PROBLEM TO SOLVE:
Retype, exactly as they stand, the lines from the start of the data to the line that contains "import pandas as pd", both ends included. Leave the pictures out.

DATA EXTRACT:
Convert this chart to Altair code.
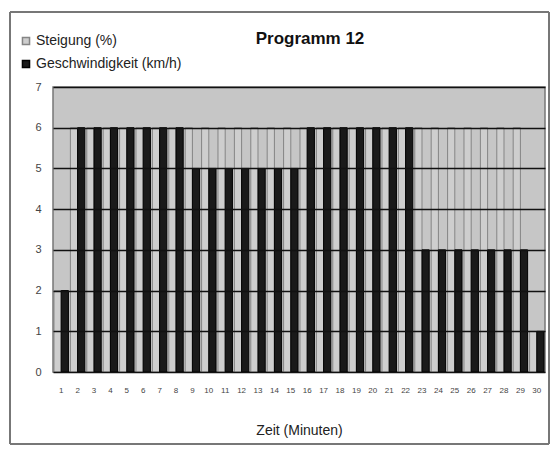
import altair as alt
import pandas as pd

minutes = list(range(1, 31))
steigung = [2] + [6] * 28 + [1]
geschwindigkeit = [2, 6, 6, 6, 6, 6, 6, 6, 5, 5, 5, 5, 5, 5, 5,
                   6, 6, 6, 6, 6, 6, 6, 3, 3, 3, 3, 3, 3, 3, 1]
series_names = ["Steigung (%)", "Geschwindigkeit (km/h)"]
y_ticks = [0, 1, 2, 3, 4, 5, 6, 7]

rows = []
for m, s, g in zip(minutes, steigung, geschwindigkeit):
    rows.append({"Minute": m, "Serie": series_names[0], "Wert": s})
    rows.append({"Minute": m, "Serie": series_names[1], "Wert": g})
df = pd.DataFrame(rows)

FONT = "Liberation Sans"

legend_opts = dict(title=None, orient="none", legendX=-34, legendY=-53,
                   symbolType="square", symbolSize=50,
                   labelFontSize=14, labelFont=FONT, labelColor="#222",
                   rowPadding=9, symbolStrokeWidth=1.5, labelOffset=3)

bars = alt.Chart(df).mark_bar(strokeWidth=1).encode(
    x=alt.X("Minute:O", scale=alt.Scale(paddingInner=0.12, paddingOuter=0.06),
            axis=alt.Axis(labelAngle=0, labelFontSize=8, labelColor="#444",
                          ticks=False, domain=False, labelPadding=14,
                          title="Zeit (Minuten)", titleFontSize=14,
                          titleFontWeight="normal", titleColor="#222",
                          titlePadding=29, titleFont=FONT, labelFont=FONT)),
    xOffset=alt.XOffset("Serie:N", sort=series_names,
                        scale=alt.Scale(domain=series_names, paddingInner=0.0)),
    y=alt.Y("Wert:Q", scale=alt.Scale(domain=[0, 7], nice=False),
            axis=alt.Axis(values=y_ticks, labelFontSize=11, labelColor="#444",
                          ticks=False, domain=False, labelPadding=12,
                          grid=True, gridColor="#111", gridWidth=1.5,
                          title=None, zindex=1, labelFont=FONT)),
    color=alt.Color("Serie:N", sort=series_names,
                    scale=alt.Scale(domain=series_names, range=["#cecece", "#1a1a1a"]),
                    legend=alt.Legend(**legend_opts)),
    stroke=alt.Stroke("Serie:N", sort=series_names,
                      scale=alt.Scale(domain=series_names, range=["#858585", "#000000"]),
                      legend=alt.Legend(**legend_opts)),
)

FL, FR, FT, FB = -43, 496, -75, 357
frame_left = alt.Chart(df).mark_rule(stroke="#777", strokeWidth=1.5).encode(
    x=alt.value(FL), y=alt.value(FT), y2=alt.value(FB))
frame_right = alt.Chart(df).mark_rule(stroke="#777", strokeWidth=1.5).encode(
    x=alt.value(FR), y=alt.value(FT), y2=alt.value(FB))
frame_top = alt.Chart(df).mark_rule(stroke="#777", strokeWidth=1.5).encode(
    x=alt.value(FL), x2=alt.value(FR), y=alt.value(FT))
frame_bottom = alt.Chart(df).mark_rule(stroke="#777", strokeWidth=1.5).encode(
    x=alt.value(FL), x2=alt.value(FR), y=alt.value(FB))

chart = alt.layer(frame_left, frame_right, frame_top, frame_bottom, bars).properties(
    width=492, height=285,
    title=alt.TitleParams("Programm 12", fontSize=17, fontWeight="bold", font=FONT,
                          color="#111", anchor="middle", dx=11, offset=0, dy=50,
                          frame="group", baseline="alphabetic"),
    autosize=alt.AutoSizeParams(type="none"),
    padding={"left": 45, "top": 79, "right": 5, "bottom": 73},
    background="white",
).configure_view(fill="#c6c6c6", stroke="#777", strokeWidth=1.5)

chart.save("out.html", embed_options={"renderer": "svg", "actions": False})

OUTPUT OF THE TASK:
Convert this chart to Altair code.
import altair as alt
import pandas as pd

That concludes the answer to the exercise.